Paiement : Les banques européennes lancent leur propre système

Seize grandes banques européennes ont annoncé le 2 juillet 2020 un objectif ambitieux : Proposer aux consommateurs et commerçants une nouvelle solution de paiement 100% européenne, « globale et innovante », qui couvrirait « tous les types de transactions » pour un début de mise en opération en 2022. Depuis, plusieurs actions visant la concrétisation de l’initiative européenne de paiement (EPI) ont été lancées : l’EPI Interim Company a été créée et sera chargée de lancer les travaux de mise en œuvre, la BCE a exprimé son soutien et 15 autres banques européennes et 2 acquéreurs non-bancaires ont rejoint l’initiative.

L’EPI c’est quoi ?

L’ambition d’EPI est de créer une solution de paiement paneuropéenne unifiée et innovante pour les consommateurs et les commerçants à travers l’Europe, incluant un schéma de paiement par carte, un portefeuille numérique (wallet) et des paiements peer-to-peer (P2P). L’EPI apportera une interface client et une couche technique intermédiaire et reposera sur diverses infrastructures existantes de compensation et de règlements capables de fonctionner avec le virement instantané. Cette solution vise à devenir une nouvelle norme de paiement capable de concurrencer les solutions et systèmes de paiement internationaux existants en harmonisant le traitement en Europe des cas d’usage de paiement actuels et futurs.
Pourquoi une telle initiative ?
Des facteurs économiques et politiques sont à l’origine de ce lancement.

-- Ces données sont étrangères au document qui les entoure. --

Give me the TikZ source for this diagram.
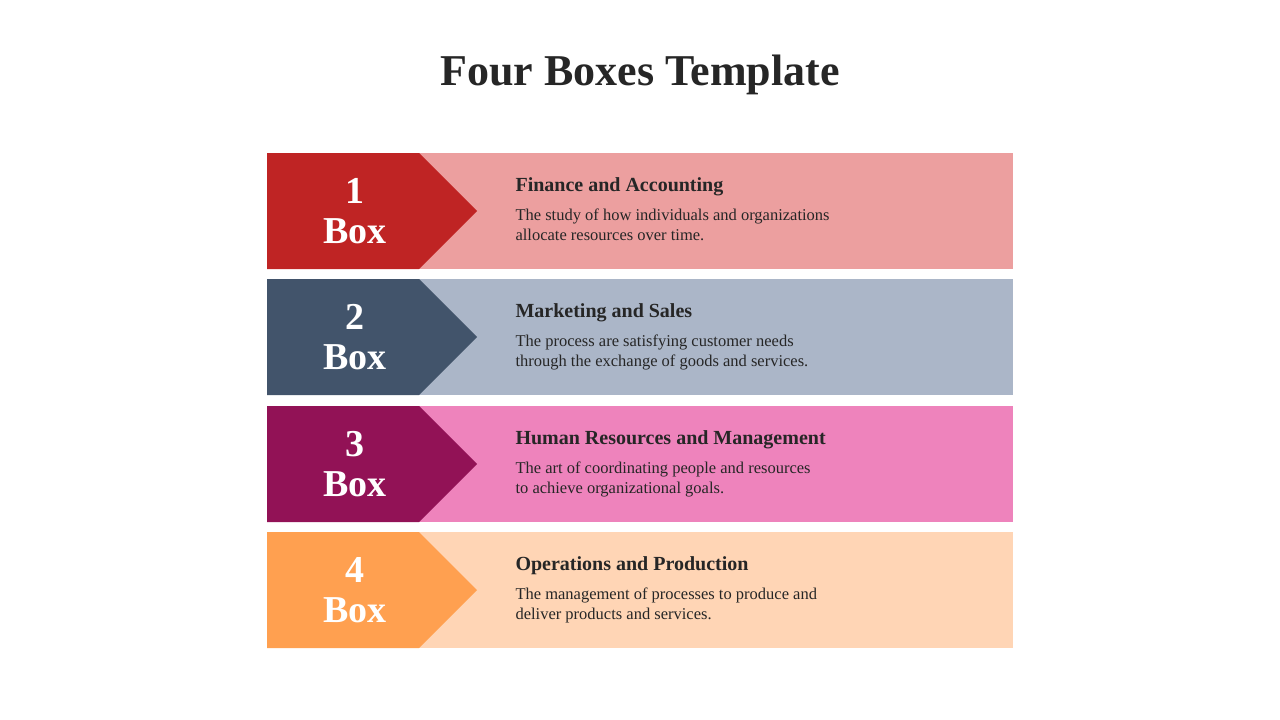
\documentclass[tikz,border=0pt]{standalone}
\usepackage{fontspec}
\setmainfont{Liberation Serif}
\definecolor{d1}{HTML}{BF2424}\definecolor{l1}{HTML}{EC9F9F}
\definecolor{d2}{HTML}{42546B}\definecolor{l2}{HTML}{ABB6C8}
\definecolor{d3}{HTML}{921256}\definecolor{l3}{HTML}{EE83BC}
\definecolor{d4}{HTML}{FFA050}\definecolor{l4}{HTML}{FFD5B5}
\definecolor{ink}{HTML}{262626}
\tikzset{numtxt/.style={text=white,font=\fontsize{38}{44}\selectfont\bfseries,align=center},
head/.style={anchor=west,text=ink,font=\fontsize{20}{24}\selectfont\bfseries},
body/.style={anchor=north west,text=ink,font=\fontsize{16.5}{20}\selectfont,align=left}}
\begin{document}
\begin{tikzpicture}[x=1pt,y=-1pt]
\useasboundingbox (0,0) rectangle (1280,720);
\node[text=ink,font=\fontsize{44}{50}\selectfont\bfseries] (title) at (640,75) {Four Boxes Template};
\foreach \i/\y/\num/\h/\b in {1/153/1/Finance and Accounting/{The study of how individuals and organizations\\allocate resources over time.},
2/279/2/Marketing and Sales/{The process are satisfying customer needs\\through the exchange of goods and services.},
3/406/3/Human Resources and Management/{The art of coordinating people and resources\\to achieve organizational goals.},
4/532/4/Operations and Production/{The management of processes to produce and\\deliver products and services.}}{
\fill[l\i] (267,\y) rectangle (1013,\y+116);
\fill[d\i] (267,\y) -- (419,\y) -- (477,\y+58) -- (419,\y+116) -- (267,\y+116) -- cycle;
\node[numtxt] (n\i) at (355,\y+58) {\num\\[-4pt]Box};
\node[head] (h\i) at (512,\y+34) {\h};
\node[body] (b\i) at (512,\y+52) {\b};
}
\end{tikzpicture}
\end{document}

  • Reprise de la souveraineté européenne : Face au leadership américain (VISA, Mastercard) et Chinois (AliPay, WeChat) sur les paiements, l’EPI permettra d’atteindre la taille critique nécessaire pour concurrencer les géants du secteur et reprendre le contrôle sur les données liées aux paiements et aux transactions par carte bancaire.
  • Finalisation de l’harmonisation européenne : l’EPI s’inscrit dans la continuité du déploiement de l’espace unique des paiements en euros (SEPA) initié il y a une dizaine d’années et des initiatives lancées pour harmoniser les paiements en Europe (EAPS, projet Monnet, …).
  • Limiter l’hégémonie des leaders VISA & Mastercard : Les leaders des scheme de paiement ont progressivement augmenté leurs honoraires profitant de leur position dominante et de leur fort pouvoir de négociation. De plus, des mouvements stratégiques sont à l’œuvre pour devenir aussi intournables dans les relations entre les banques et les startups qu’ils le sont entre les banques et commerçants. Preuve en est l’acquisition par VISA de la fintech suédoise Tink, un des leaders du marché de l’open banking pour 1,8 milliard d’euros.
  • Contrer la menace des géants technologiques : Les banques voient d’un mauvais œil l’incursion des GAFA dans les paiements. Bénéficiant de leur capacité d’innovation élevée, ils sont en train de révolutionner les usages notamment sur le mobile avec Apple Pay et Google Pay. Le croisement éventuel des données personnelles et des données de paiement pourrait leur donner un avantage concurrentiel difficile à rattraper par les banques.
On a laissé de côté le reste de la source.